Read the rest of my review here.



This Way Out by Carmine Starnino

"What is surprising is how much more free-wheeling and playful Starnino the poet seems to be than Starnino the critic. For example, the poem Doge's Dungeon brilliantly uses this emoticon (:-o) as a kind of conceptual end-rhyme with the word “terror.” And the poem Heavenography is a stream-of-consciousness prose poem about “working-class” clouds. It's a rollicking, surrealist vaudeville of a poem that has more in common with experimentalist sensibilities than Starnino the critic might like to admit, but its jazzy freeform lightheartedness suits the poet so well that we should all hope he'll write more like it soon.

I like this version of Carmine Starnino best: the good-natured poet, full of beans, approaching his aesthetics with an air of carefree mischief. It's so refreshing, one has to wonder..."

Read the rest of my review here.

Monday, 1 June 2009

New on my bookshelf

To Be Read in 500 Years by Albert Goldbarth

It's here! Let the bells ring out and the banners fly! Feast your eyes on it! It's here! It's here! Reading Goldbarth is guaranteed to improve your life, and now his new book is here!
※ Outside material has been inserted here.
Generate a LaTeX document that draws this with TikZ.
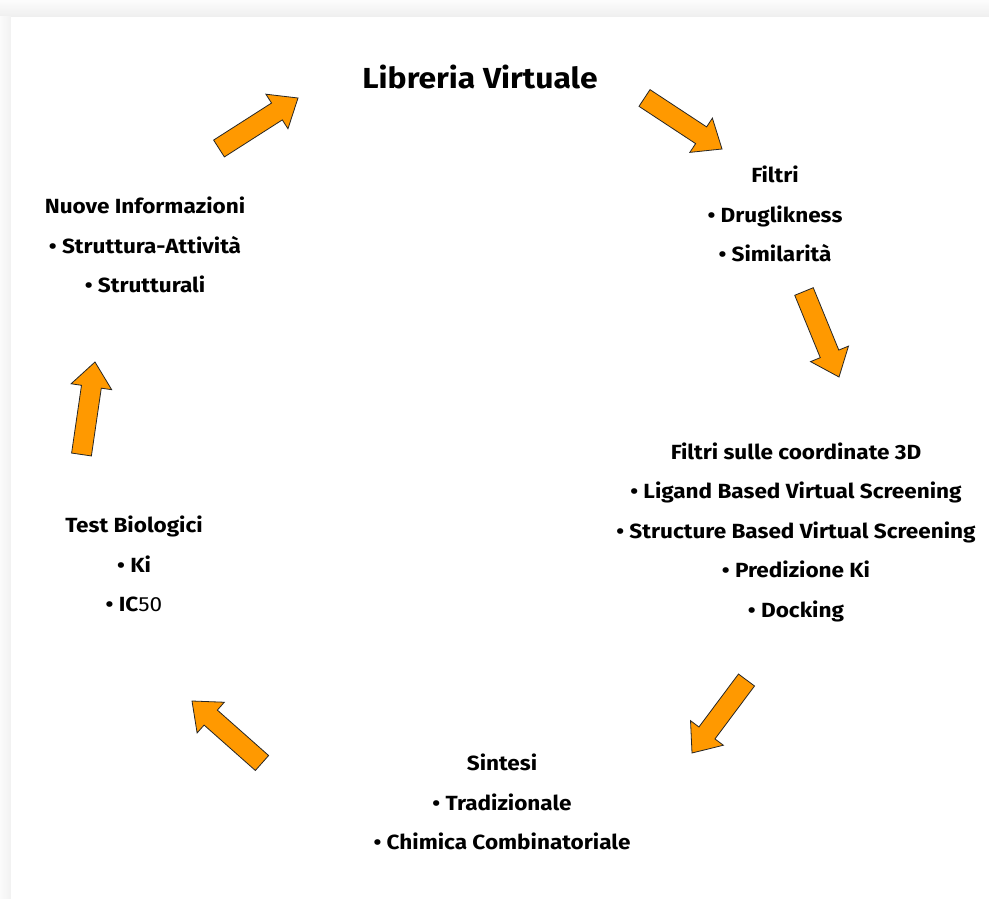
\documentclass[tikz,border=0pt]{standalone}
\usepackage{fontspec}
\setmainfont{Fira Sans}[FakeStretch=1.1]
\usetikzlibrary{calc}
\definecolor{arroworange}{RGB}{255,153,0}
\tikzset{
  blockarrow/.style={fill=arroworange, draw=black!85, line width=0.8pt, line join=miter},
  txt/.style={align=center, inner sep=0pt, font=\fontsize{20.5}{39.5}\selectfont\bfseries},
  titletxt/.style={inner sep=0pt, font=\fontsize{29}{32}\selectfont\bfseries}
}
\newcommand\blkarrow[2]{%
  \path ($(#2)!25pt!(#1)$) coordinate (tmpB);
  \draw[blockarrow] ($(#1)!10pt!90:(#2)$) -- ($(tmpB)!10pt!90:(#2)$) -- ($(tmpB)!20.5pt!90:(#2)$)
     -- (#2) -- ($(tmpB)!20.5pt!-90:(#2)$) -- ($(tmpB)!10pt!-90:(#2)$) -- ($(#1)!10pt!-90:(#2)$) -- cycle;
}
\begin{document}
\begin{tikzpicture}[x=1pt,y=-1pt]
\useasboundingbox (0,0) rectangle (989,899);
% card with shadow
\fill[gray!7] (0,0) rectangle (989,899);
\shade[top color=gray!2, bottom color=gray!13] (0,0) rectangle (989,17);
\shade[left color=gray!3, right color=gray!11] (0,17) rectangle (11,899);
\fill[white] (11,17) rectangle (989,899);

% text blocks
\node[titletxt] (lib) at (480,77) {Libreria Virtuale};
\node[txt] (filtri) at (775,214) {Filtri\\ • Druglikness\\ • Similarità};
\node[txt] (coord) at (796,532) {Filtri sulle coordinate 3D\\ • Ligand Based Virtual Screening\\ • Structure Based Virtual Screening\\ • Predizione Ki\\ • Docking};
\node[txt] (sintesi) at (502,802) {Sintesi\\ • Tradizionale\\ • Chimica Combinatoriale};
\node[txt] (test) at (134,564) {Test Biologici\\ • Ki\\ • IC{\mdseries 50}};
\node[txt] (nuove) at (145,245) {Nuove Informazioni\\ • Struttura-Attività\\ • Strutturali};

% arrows
\coordinate (a1t) at (219,148.5); \coordinate (a1h) at (298,98);
\coordinate (a2t) at (644.5,98);  \coordinate (a2h) at (722,149);
\coordinate (a3t) at (804,291.5); \coordinate (a3h) at (839,377);
\coordinate (a4t) at (746.5,680); \coordinate (a4h) at (692,753);
\coordinate (a5t) at (262,763);   \coordinate (a5h) at (192,701);
\coordinate (a6t) at (81.5,454.5); \coordinate (a6h) at (95,362);
\blkarrow{a1t}{a1h}
\blkarrow{a2t}{a2h}
\blkarrow{a3t}{a3h}
\blkarrow{a4t}{a4h}
\blkarrow{a5t}{a5h}
\blkarrow{a6t}{a6h}
\end{tikzpicture}
\end{document}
Selected Poems by Robert Bringhurst


One of our preeminent poets, thinkers, and typographic gurus has a new selection of his poems. It's been a long time since his last selected, The Beauty of the Weapons, in 1982 (CORRECTION: The Calling in 1995). This volume is (still) long overdue.












Sleeping It Off in Rapid City by August Kleinzahler

I was enjoying my friend's copy so much, I had to buy my own in paperback. Kleinzahler's poems really get into your blood and stay with you for while... like a symbiote. They speak to you when the world around you goes silent. I love these poems.